Menurut DR. Nilma Suryani, SH.,MH., hukum merupakan sebuah sistem yang sangat kompleks mengharuskan saling keterkaitan hukum dan kaidah-kaidah sosial dengan hubungan yang erat. Hukum sebagai kaidah sosial sesuai dengan hukum yang hidup (the living law). Seterusnya, nilai-nilai yang hidup meningkat menjadi adat.
Dalam hal terjadi pelanggaran hukum adat maka petugas hukum (kepala adat dan sebagainya) mengambil tindakan konkrit (adat reactie). Terhadap pelaku pelanggaran hukum pidana adat akan dijatuhkan sanksi pidana adat. “Penerapan sanksi pidana adat ini sangat diperlukan terutama terhadap perkara tindak pidana penghinaan yang ditujukan kepada mamak yang perkaranya sampai ke pengadilan,” kata Nilma Suryani.
Ditambahkan Nilma Suryani, masyarakat Minangkabau mengenal tiga macam aturan hidup yaitu adat istiadat, norma agama dan undang-undang. Terhadap tindak pidana penghinaan yang ditujukan terhadap mamak/KAN yang diajukan ke pengadilan, hakim dapat menerapkan sanksi pidana adat berupa permintaan maaf dari terdakwa kepada korban tidak hanya dalam pertimbangan hakim, tetapi juga dalam amar putusan walaupun jenis pidana tersebut belum diatur dalam KUHP tetapi dengan menggunakan UU Darurat No.1/1951 dan Pasal 18 (b) ayat (2) UUD 1945 dan UU Kekuasaan Kehakiman, dimana hakim wajib menggali nilai–nilai yang hidup dalam masyarakat.

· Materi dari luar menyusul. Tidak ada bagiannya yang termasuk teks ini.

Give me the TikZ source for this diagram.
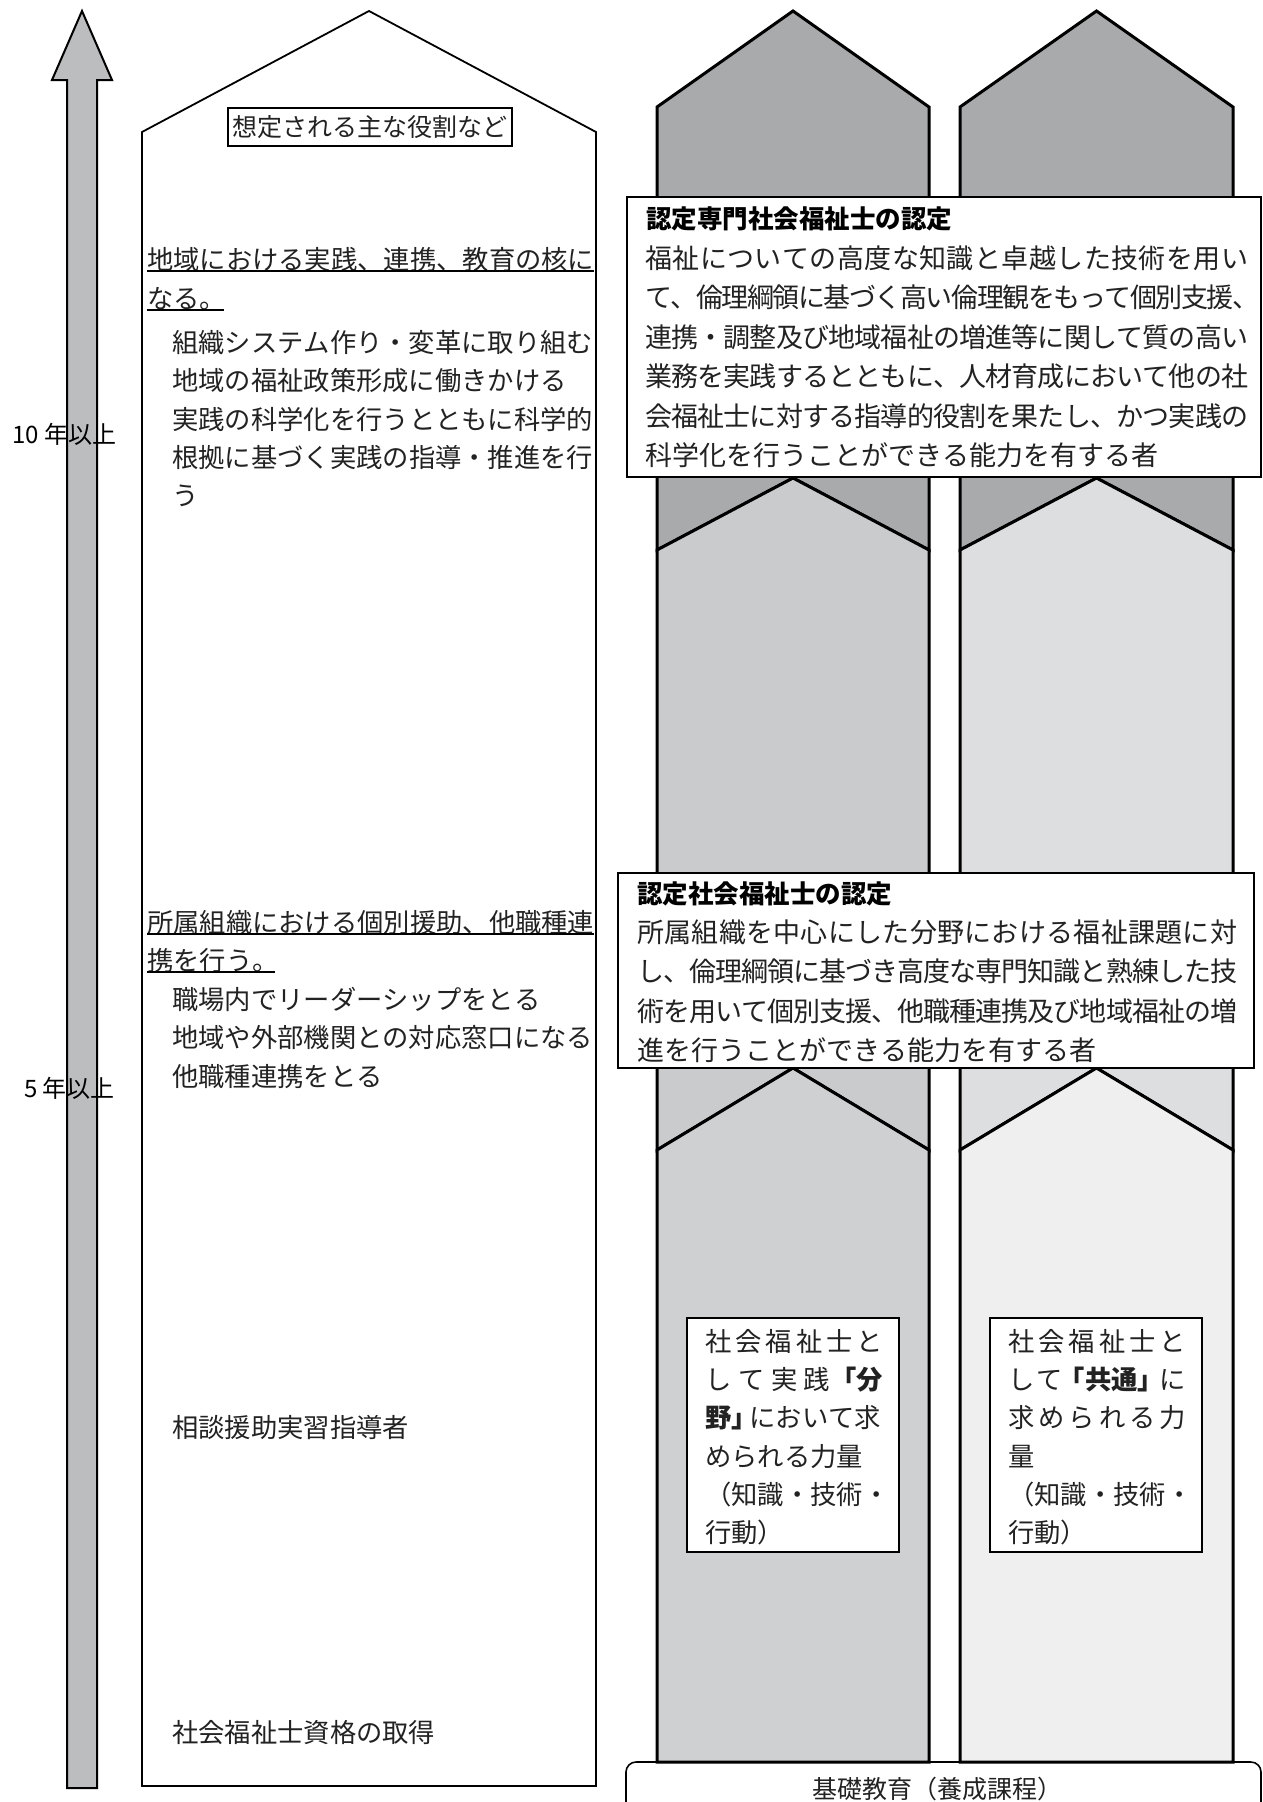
\documentclass[tikz,border=0pt]{standalone}
\usepackage{fontspec}
\setmainfont{Noto Sans CJK JP}
% inter-character glue for CJK text so that lines can be justified
\newcount\cjkcnt
\cjkcnt="3000
\loop
  \XeTeXcharclass\cjkcnt=5
  \advance\cjkcnt by 1
\ifnum\cjkcnt<"3100
\repeat
\cjkcnt="4E00
\loop
  \XeTeXcharclass\cjkcnt=5
  \advance\cjkcnt by 1
\ifnum\cjkcnt<"A000
\repeat
\XeTeXcharclass"FF08=5
\XeTeXcharclass"FF09=5
\XeTeXinterchartoks 5 5 = {\hskip 0pt plus 3pt minus 2pt\relax}
\XeTeXinterchartokenstate=1
\definecolor{arrowgray}{HTML}{BCBDBF}
\definecolor{topgray}{HTML}{A9AAAC}
\definecolor{midA}{HTML}{CACBCD}
\definecolor{botA}{HTML}{CFD0D2}
\definecolor{midB}{HTML}{DDDEE0}
\definecolor{botB}{HTML}{EFEFEF}
\definecolor{ink}{HTML}{222222}
\newcommand\drawcolumn[4]{%
  \pgfmathsetmacro\xcc{(#1+#2)/2}%
  \filldraw[colline, fill=topgray] (\xcc,11) -- (#2,107) -- (#2,550) -- (\xcc,478) -- (#1,550) -- (#1,107) -- cycle;
  \filldraw[colline, fill=#3] (#1,550) -- (\xcc,478) -- (#2,550) -- (#2,1150) -- (\xcc,1068) -- (#1,1150) -- cycle;
  \filldraw[colline, fill=#4] (#1,1150) -- (\xcc,1068) -- (#2,1150) -- (#2,1762) -- (#1,1762) -- cycle;
}
\begin{document}
\begin{tikzpicture}[x=1pt,y=-1pt,
  colline/.style={draw=black, line width=3pt, line join=miter},
  thinbox/.style={draw=black, line width=1.4pt, fill=white},
  uline/.style={draw=black, line width=1.8pt},
  tl/.style={anchor=west, inner sep=0pt, text=ink, font=\fontsize{26.3}{30}\selectfont, text height=23.1pt, text depth=3.2pt},
  tb/.style={anchor=west, inner sep=0pt, text=ink, font=\fontsize{27}{31}\selectfont, text height=23.8pt, text depth=3.2pt},
  thd/.style={anchor=west, inner sep=0pt, text=black, font=\fontsize{25.5}{30}\selectfont\bfseries, text height=22.4pt, text depth=3.1pt},
  yr/.style={anchor=west, inner sep=0pt, text=black, font=\fontsize{24}{28}\selectfont, text height=21pt, text depth=3pt}
]
\useasboundingbox (0,0) rectangle (1263,1802);
\fill[white] (0,0) rectangle (1263,1802);

% time arrow
\filldraw[fill=arrowgray, draw=black, line width=2pt, line join=miter]
  (82,11) -- (112,80) -- (97,80) -- (97,1788) -- (67,1788) -- (67,80) -- (52,80) -- cycle;
\node[yr] (y10) at (12,434) {10 年以上};
\node[yr] (y5) at (24,1088) {5\hspace{5pt}年以上};

% house shape
\draw[line width=1.8pt, line join=miter]
  (369,11) -- (596,132) -- (596,1786) -- (142,1786) -- (142,132) -- cycle;
\node[draw=black, line width=1.3pt, inner sep=0pt, minimum width=284pt, minimum height=38pt,
      text=ink, font=\fontsize{25}{29}\selectfont] (ttl) at (370,127) {想定される主な役割など};

\node[tl] (a1) at (147,260) {\makebox[447pt][s]{地域における実践、連携、教育の核に}};
\draw[uline] (a1.south west) ++(0,-2) -- ++(447,0);
\node[tl] (a2) at (147,299) {なる。};
\draw[uline] (a2.south west) ++(0,-2) -- ++(77,0);
\node[tl] (a3) at (172,343) {組織システム作り・変革に取り組む};
\node[tl] (a4) at (172,381) {地域の福祉政策形成に働きかける};
\node[tl] (a5) at (172,420) {\makebox[421pt][s]{実践の科学化を行うとともに科学的}};
\node[tl] (a6) at (172,458) {\makebox[421pt][s]{根拠に基づく実践の指導・推進を行}};
\node[tl] (a7) at (172,496) {う};

\node[tl] (b1) at (147,923) {\makebox[447pt][s]{所属組織における個別援助、他職種連}};
\draw[uline] (b1.south west) ++(0,-2) -- ++(447,0);
\node[tl] (b2) at (147,961) {携を行う。};
\draw[uline] (b2.south west) ++(0,-2) -- ++(128,0);
\node[tl] (b3) at (172,1000) {職場内でリーダーシップをとる};
\node[tl] (b4) at (172,1038) {地域や外部機関との対応窓口になる};
\node[tl] (b5) at (172,1077) {他職種連携をとる};

\node[tl] (c1) at (172,1428) {相談援助実習指導者};
\node[tl] (c2) at (172,1733) {社会福祉士資格の取得};

% columns
\filldraw[draw=black, line width=1.6pt, fill=white, rounded corners=10pt] (626,1762) rectangle (1261,1850);
\drawcolumn{657}{929}{midA}{botA}
\drawcolumn{960}{1233}{midB}{botB}
\node[tl, anchor=center, font=\fontsize{25}{29}\selectfont] (base) at (937,1789) {基礎教育（養成課程）};

% certification box 1
\filldraw[thinbox] (627,197) rectangle (1261,477);
\node[thd] (h1) at (646,219) {認定専門社会福祉士の認定};
\node[tb] (p1) at (645,258) {\makebox[603pt][s]{福祉についての高度な知識と卓越した技術を用い}};
\node[tb] (p2) at (645,297) {\makebox[614pt][s]{て、倫理綱領に基づく高い倫理観をもって個別支援、}};
\node[tb] (p3) at (645,337) {\makebox[603pt][s]{連携・調整及び地域福祉の増進等に関して質の高い}};
\node[tb] (p4) at (645,376) {\makebox[603pt][s]{業務を実践するとともに、人材育成において他の社}};
\node[tb] (p5) at (645,416) {\makebox[603pt][s]{会福祉士に対する指導的役割を果たし、かつ実践の}};
\node[tb] (p6) at (645,455) {科学化を行うことができる能力を有する者};

% certification box 2
\filldraw[thinbox] (618,873) rectangle (1254,1068);
\node[thd] (h2) at (637,894) {認定社会福祉士の認定};
\node[tb] (q1) at (637,932) {\makebox[600pt][s]{所属組織を中心にした分野における福祉課題に対}};
\node[tb] (q2) at (637,971) {\makebox[600pt][s]{し、倫理綱領に基づき高度な専門知識と熟練した技}};
\node[tb] (q3) at (637,1011) {\makebox[600pt][s]{術を用いて個別支援、他職種連携及び地域福祉の増}};
\node[tb] (q4) at (637,1050) {進を行うことができる能力を有する者};

% inner boxes
\filldraw[thinbox] (687,1318) rectangle (899,1552);
\node[tl] (f1) at (705,1342) {\makebox[178pt][s]{社会福祉士と}};
\node[tl] (f2) at (705,1380) {\makebox[178pt]{し\hfill て\hfill 実\hfill 践\hfill{\bfseries\makebox[20pt][r]{「}分}}};
\node[tl] (f3) at (705,1418) {{\bfseries 野\makebox[18pt][l]{」}}において求};
\node[tl] (f4) at (705,1457) {められる力量};
\node[tl] (f5) at (705,1495) {（知識・技術・};
\node[tl] (f6) at (705,1533) {行動）};

\filldraw[thinbox] (990,1318) rectangle (1202,1552);
\node[tl] (g1) at (1008,1342) {\makebox[178pt][s]{社会福祉士と}};
\node[tl] (g2) at (1008,1380) {\makebox[178pt]{し\hfill て\hfill{\bfseries\makebox[20pt][r]{「}共通\makebox[20pt][l]{」}}\hfill に}};
\node[tl] (g3) at (1008,1418) {\makebox[178pt][s]{求められる力}};
\node[tl] (g4) at (1008,1457) {量};
\node[tl] (g5) at (1008,1495) {（知識・技術・};
\node[tl] (g6) at (1008,1533) {行動）};
\end{tikzpicture}
\end{document}
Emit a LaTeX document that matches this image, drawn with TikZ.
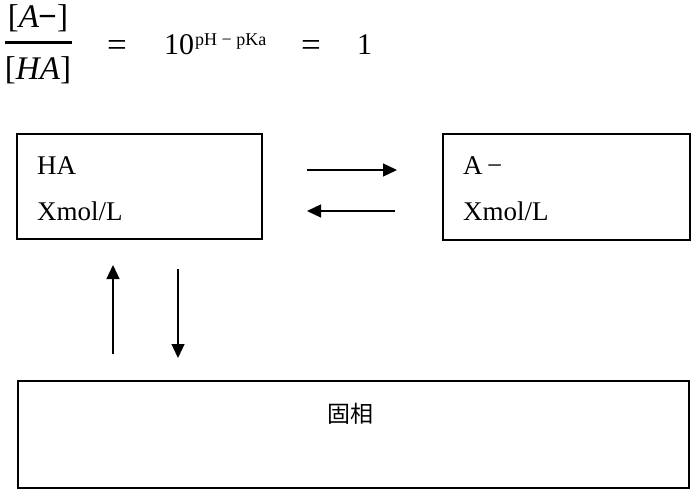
\documentclass[tikz,border=0pt]{standalone}
\usepackage{fontspec}
\setmainfont{Liberation Serif}
\newfontfamily\cjk{Noto Sans CJK JP}
\usetikzlibrary{arrows.meta}
\begin{document}
\begin{tikzpicture}[x=1pt,y=-1pt,
  boxst/.style={draw,line width=2pt,inner sep=0pt},
  lbl/.style={anchor=base west,inner sep=0pt,font=\fontsize{27}{30}\selectfont},
  eq/.style={inner sep=0pt,anchor=base,font=\fontsize{30}{34}\selectfont},
  eqsign/.style={inner sep=0pt,anchor=base,font=\fontsize{35}{38}\selectfont},
  frac/.style={inner sep=0pt,anchor=base,font=\fontsize{33}{36}\selectfont},
  arr/.style={line width=1.3pt,-{Triangle[length=14pt,width=13pt]}}]
\useasboundingbox (0,0) rectangle (700,494);
% equation
\node[frac] (num) at (38,28) {[\textit{A}\kern-1pt\textbf{−}]};
\node[frac] (den) at (38,80) {[\textit{HA}]};
\coordinate (barl) at (5,43);
\coordinate (barr) at (72,43);
\draw[line width=3pt] (barl) -- (barr);
\node[eqsign] (eq1) at (117,57) {=};
\node[eq,anchor=base west] (ten) at (164,55) {10};
\node[inner sep=0pt,anchor=base west,font=\fontsize{18}{20}\selectfont] (sup) at (195,46) {pH − pKa};
\node[eqsign] (eq2) at (311,57) {=};
\node[eq,anchor=base west] (one) at (357,55) {1};
% boxes
\node[boxst,minimum width=245pt,minimum height=105pt] (b1) at (139.5,186.5) {};
\node[boxst,minimum width=247pt,minimum height=106pt] (b2) at (566.5,187) {};
\node[boxst,minimum width=671pt,minimum height=107pt] (b3) at (353.5,434.5) {};
\node[lbl] (t1) at (37,175) {HA};
\node[lbl] (t2) at (37,220) {Xmol/L};
\node[lbl] (t3) at (463,175) {A\,−};
\node[lbl] (t4) at (463,220) {Xmol/L};
\node[inner sep=0pt,font=\cjk\fontsize{23}{26}\selectfont] (t5) at (350.5,413.5) {固相};
% arrows
\coordinate (r1) at (307,170);
\coordinate (r2) at (397,170);
\coordinate (l1) at (395,211);
\coordinate (l2) at (307,211);
\coordinate (u1) at (113,354);
\coordinate (u2) at (113,265);
\coordinate (d1) at (178,269);
\coordinate (d2) at (178,358);
\draw[arr] (r1) -- (r2);
\draw[arr] (l1) -- (l2);
\draw[arr] (u1) -- (u2);
\draw[arr] (d1) -- (d2);
\end{tikzpicture}
\end{document}
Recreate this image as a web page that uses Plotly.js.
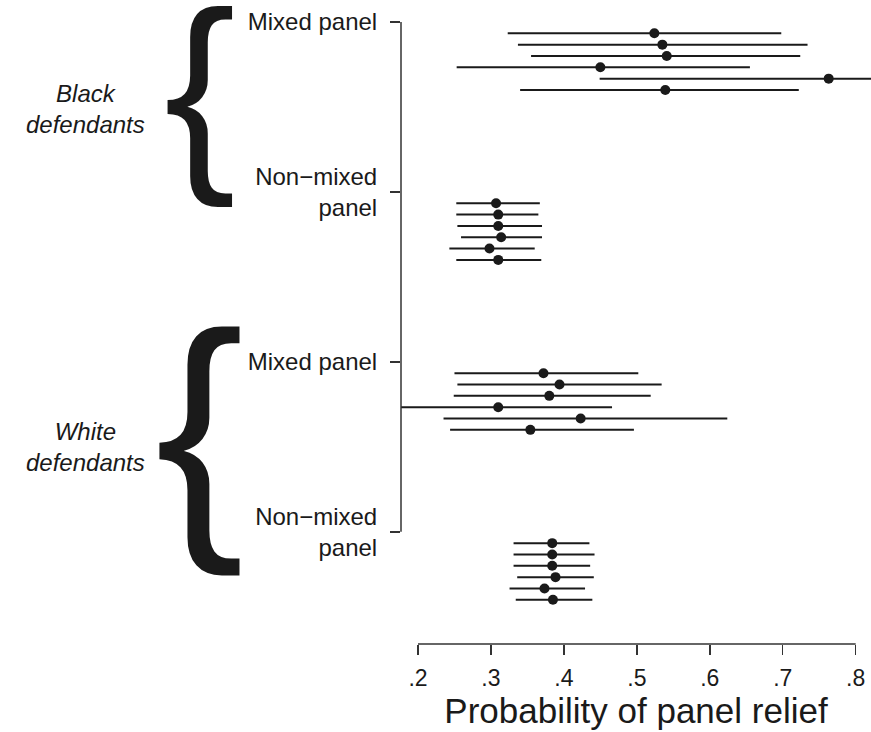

Di samping itu dalam RKUHP juga sudah memuat sanksi berupa pemenuhan kewajiban adat. Sanksi itu bertujuan untuk mengembalikan keseimbangan kosmis yang tercemar. Dengan penerapan sanksi adat diharapkan memberikan efek jera kepada pelaku dan masyarakat lainnnya.
“Jenis-jenis sanksi pidana adat menurut Adat Minangkabau adalah berupa minta maaf, baabu bajantiak, dibuang sepanjang adat, dibuang di nagari menurut sepanjang adat,” kata Nilma Suryani, yang berharap DPR secepatnya mengesahkan RKUHP Nasional.
DR. Nilma Suryani, SH.,MH lahir di Padang 24 Juli 1974, berasal dari Padusunan, Kota Pariaman. Dari perkawinannya dengan Maifil Eka Putra (Dompet Dhuafa Pusat), Nilma Suryani dikaruniai dua orang anak; Alya Raudhatul Makna (Fakultas Kedokteran Unand) dan Khiyara Hidayatul Makna (SMA 3 Padang).